The UK student housing market continues to present compelling opportunities for property investors, with record rental growth of 8.02% in 2023/24 and demand significantly outstripping supply. However, success in this sector requires precise financial planning, particularly understanding your break-even rent requirements.
With 1,489,110 students seeking accommodation across 74 UK locations and only 8,760 net new beds added in the 2023/24 academic year, the supply shortage creates upward pressure on rents. Yet landlords must balance market opportunities with rising operational costs, including HMO licensing fees ranging from £500 to £1,500, enhanced safety requirements, and management complexities.
How to calculate student-let break-even rent
Calculating your break-even rent requires methodical assessment of all costs involved in student property management.
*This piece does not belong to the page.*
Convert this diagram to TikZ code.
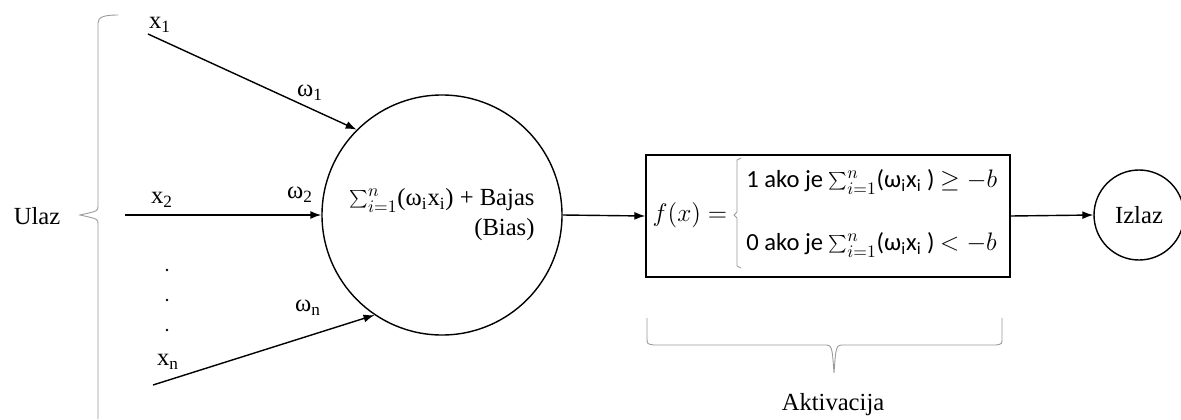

This process differs significantly from standard buy-to-let calculations due to the unique characteristics of student lettings, including seasonal occupancy patterns, enhanced safety requirements, and potential HMO licensing obligations.
The calculation process involves four distinct steps. First, identify all finance costs including mortgage interest or full repayment amounts. Second, compile fixed and variable operational expenditure covering insurance, maintenance, utilities if bills-included, and property management fees. Third, calculate annual licensing and compliance costs spread across 12 months. Finally, adjust for management percentages and expected void periods to arrive at your target rent.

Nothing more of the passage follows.